-- BEGIN Entries --

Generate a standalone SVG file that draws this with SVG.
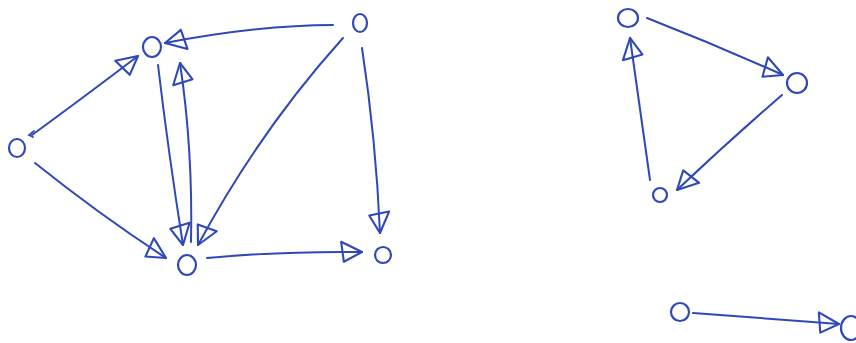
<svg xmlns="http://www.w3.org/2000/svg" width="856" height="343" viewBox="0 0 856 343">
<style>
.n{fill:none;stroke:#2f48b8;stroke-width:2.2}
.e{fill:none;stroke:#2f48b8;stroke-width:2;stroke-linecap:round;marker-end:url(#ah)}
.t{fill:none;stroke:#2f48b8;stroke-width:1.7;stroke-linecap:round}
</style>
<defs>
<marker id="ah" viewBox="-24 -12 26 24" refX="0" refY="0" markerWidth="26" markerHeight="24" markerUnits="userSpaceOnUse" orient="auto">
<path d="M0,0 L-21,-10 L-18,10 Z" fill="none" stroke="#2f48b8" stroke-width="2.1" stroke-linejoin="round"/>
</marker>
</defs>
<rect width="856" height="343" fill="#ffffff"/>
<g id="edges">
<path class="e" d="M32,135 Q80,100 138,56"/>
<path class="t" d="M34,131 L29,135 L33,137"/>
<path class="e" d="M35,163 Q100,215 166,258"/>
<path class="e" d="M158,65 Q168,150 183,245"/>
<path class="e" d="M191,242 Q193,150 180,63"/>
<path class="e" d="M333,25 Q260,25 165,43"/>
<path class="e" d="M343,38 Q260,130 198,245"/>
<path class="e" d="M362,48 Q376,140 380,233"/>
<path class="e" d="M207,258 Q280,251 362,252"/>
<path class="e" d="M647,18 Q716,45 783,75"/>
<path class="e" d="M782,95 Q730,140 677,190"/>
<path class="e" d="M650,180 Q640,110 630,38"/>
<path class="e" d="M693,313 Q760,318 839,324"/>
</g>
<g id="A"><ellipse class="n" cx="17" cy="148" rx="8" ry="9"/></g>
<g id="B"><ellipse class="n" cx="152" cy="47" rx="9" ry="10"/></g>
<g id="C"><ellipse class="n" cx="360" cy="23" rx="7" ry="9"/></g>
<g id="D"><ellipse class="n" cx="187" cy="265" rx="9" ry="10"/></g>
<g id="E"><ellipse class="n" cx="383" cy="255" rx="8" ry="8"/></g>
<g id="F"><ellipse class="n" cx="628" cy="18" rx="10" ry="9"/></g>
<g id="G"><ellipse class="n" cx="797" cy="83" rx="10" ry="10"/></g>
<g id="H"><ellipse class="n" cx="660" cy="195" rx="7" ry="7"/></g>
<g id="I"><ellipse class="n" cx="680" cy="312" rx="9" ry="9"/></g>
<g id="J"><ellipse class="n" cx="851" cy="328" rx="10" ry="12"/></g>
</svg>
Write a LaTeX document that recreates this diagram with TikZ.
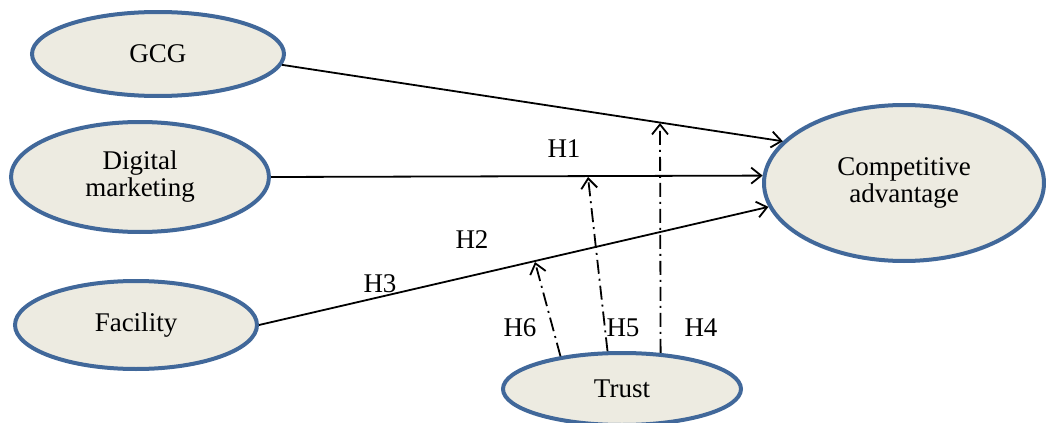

-- END Entries --

*Challenge*.
Retype all the records shown above, character for character. Omit every picture.

*Response below*.
Generate a standalone SVG file that draws this with SVG.
<svg xmlns="http://www.w3.org/2000/svg" width="856" height="343" viewBox="0 0 856 343">
<style>
.n{fill:none;stroke:#2f48b8;stroke-width:2.2}
.e{fill:none;stroke:#2f48b8;stroke-width:2;stroke-linecap:round;marker-end:url(#ah)}
.t{fill:none;stroke:#2f48b8;stroke-width:1.7;stroke-linecap:round}
</style>
<defs>
<marker id="ah" viewBox="-24 -12 26 24" refX="0" refY="0" markerWidth="26" markerHeight="24" markerUnits="userSpaceOnUse" orient="auto">
<path d="M0,0 L-21,-10 L-18,10 Z" fill="none" stroke="#2f48b8" stroke-width="2.1" stroke-linejoin="round"/>
</marker>
</defs>
<rect width="856" height="343" fill="#ffffff"/>
<g id="edges">
<path class="e" d="M32,135 Q80,100 138,56"/>
<path class="t" d="M34,131 L29,135 L33,137"/>
<path class="e" d="M35,163 Q100,215 166,258"/>
<path class="e" d="M158,65 Q168,150 183,245"/>
<path class="e" d="M191,242 Q193,150 180,63"/>
<path class="e" d="M333,25 Q260,25 165,43"/>
<path class="e" d="M343,38 Q260,130 198,245"/>
<path class="e" d="M362,48 Q376,140 380,233"/>
<path class="e" d="M207,258 Q280,251 362,252"/>
<path class="e" d="M647,18 Q716,45 783,75"/>
<path class="e" d="M782,95 Q730,140 677,190"/>
<path class="e" d="M650,180 Q640,110 630,38"/>
<path class="e" d="M693,313 Q760,318 839,324"/>
</g>
<g id="A"><ellipse class="n" cx="17" cy="148" rx="8" ry="9"/></g>
<g id="B"><ellipse class="n" cx="152" cy="47" rx="9" ry="10"/></g>
<g id="C"><ellipse class="n" cx="360" cy="23" rx="7" ry="9"/></g>
<g id="D"><ellipse class="n" cx="187" cy="265" rx="9" ry="10"/></g>
<g id="E"><ellipse class="n" cx="383" cy="255" rx="8" ry="8"/></g>
<g id="F"><ellipse class="n" cx="628" cy="18" rx="10" ry="9"/></g>
<g id="G"><ellipse class="n" cx="797" cy="83" rx="10" ry="10"/></g>
<g id="H"><ellipse class="n" cx="660" cy="195" rx="7" ry="7"/></g>
<g id="I"><ellipse class="n" cx="680" cy="312" rx="9" ry="9"/></g>
<g id="J"><ellipse class="n" cx="851" cy="328" rx="10" ry="12"/></g>
</svg>
Write a LaTeX document that recreates this diagram with TikZ.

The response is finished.